Черный лимузин тормознул и, уклоняясь от столкновения с животными, подался вправо, прямо к стоянке. Корова же, кося бельмастым глазом, всё больше прижимала лимузин вправо, пока он не вынужден был остановиться почти у самого капота такси ММТ 61–28. Из приоткрывшейся двери высунулся водитель. Он искал глазами щель, через которую надеялся вывести свой драгоценный экипаж.
— Смотрите на водителя, Николай Филиппович!
— Это он!
— Верно… «Тарасик». По крайней мере, очень похож.
Камера успела сделать несколько снимков, прежде чем водитель лимузина с помощью арьергардного отряда охраны сумел пробиться к Манежу и скрыться в Кремле.
Животных загнали обратно в улицу Грановского. Пастуха скрутили, кинули в черт знает откуда взявшуюся машину «специальной медицинской службы» и увезли в неизвестном направлении. Правда, пока охрана и постовые гаишники занимались пастухом, всё стадо во главе со скелетом-коровой исчезло… Как корова языком слизала… Блюстители безопасности движения смотрели друг на друга в растерянности. А может быть его и не было? Но посреди Калининского проспекта остались вещественные доказательства… К тому же, один из молодцов охраны поскользнулся, упал и выпачкал свой прекрасный серый костюм. И теперь он благоухал давно нечищеным хлевом…
Через десять минут Алексей распрощался с Николаем Филипповичем на стоянке такси в устье улицы Горького.
Глава 33
Пришел в сознание Андрей Петрович Фролкин в больничной палате райбольницы Дзержинского района города Москвы. На душе было легко и спокойно. Все неприятности остались позади и, казалось, они были вовсе не у него, а у кого-то другого, постороннего. Спокойно, как бы вглядываясь со стороны, Андрей Петрович вспомнил все перипетии случившегося, пытаясь проанализировать причину, уложившую его, бывшего командира артиллерийских разведчиков, сержанта, лейтенанта и, наконец, капитана московского ОРУД, а потом ГАИ на эту больничную койку. И выходило, что во всём виноват он сам. То есть, не в этом конкретном случае, который он не мог никак объяснить, о чем написал в объяснительном рапорте, а во всей своей предыдущей жизни.
Уж так сложилась жизнь. И не переживёшь её вновь.
С самого начала войны был Андрей Фролкин призван в Красную Армию из деревни под Калугой. Воевал Андрей Фролкин, как все. Особо геройство не проявлял, но и сзади не прятался. Сначала со своим артдивизионом пятился от речки Березины к Смоленску.
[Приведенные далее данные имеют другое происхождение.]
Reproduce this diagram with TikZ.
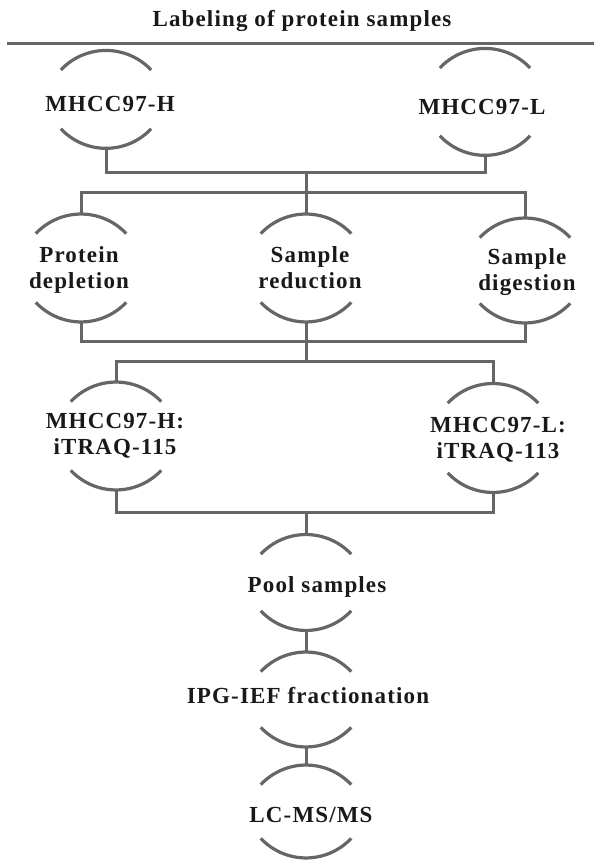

Там его как раз впервой легко поцарапали немцы. Потом дошел до самой Москвы. Выскочил его дивизион из вяземского котла. От Москвы ещё три года, где полз, где шел, где бегом, где на подводе, а где и на студере добрался Андрей до самой речки Вислы. Тут его и ранило. На Сандомирском плацдарме. Рана была тяжёлая. Но повезло Андрюхе. Отправили его лечиться почти что рядом с домом, в столицу. Лечили хорошо. На войну Андрей больше не попал. Добили немца без него, и в Берлине побывать ему не пришлось. Вышел сержант Фролкин из госпиталя звеня медалями в июне 45-го. Не захотел возвращаться в родную деревню, разорённую и голодную. Родители его померли в войну, а сестра подалась в Калугу на парфюмерную фабрику подсобницей. Понравился ему большой город. И пошел он служить в славную московскую милицию в отдел регулирования уличным движением, где были тогда в основном бабы. Анкета у него оказалась хорошая: всюду, где нужно, было — «не был», «не участвовал» и, самое главное — «не имел». Зато, где нужно — «участвовал» и «награждён». Правда, последнее было, почитай, почти у всех мужиков, побывавших на войне. Но у Фролкина значилось в графе «военная специальность» — артразведчик. Не важно, что арт, а важно, что разведчик. Следовательно, вполне подходящая личность для милиции. Образования было маловато. Всего четыре класса. Потому и попал в ОРУД. А то, гляди, и в МУР бы взяли.
Вскорости Фролкин женился. На коренной москвичке. Бухгалтером работала в каком-то наркомате — ни то крупного, ни то мелкого машиностроения. Так и прописался Фролкин у тёщи с тестем. Жили они в старом двухэтажном доме у Киевского вокзала на Брянской улице. Все вместе занимали две комнаты во втором этаже. Одну комнату занимали тёща с тестем, другую Андрей с Шурой. Как положено, вскоре пошли дети. Сначала Вовка, а год спустя — Витька. На этом решили остановиться. Тесть в 47-м умер. Тёща, слава Богу, продержалась до 51-го. Когда стали в 50-м сносить их барак, то и дали отдельную двухкомнатную квартиру. Не было бы тёщи, сунули бы всех в однокомнатную.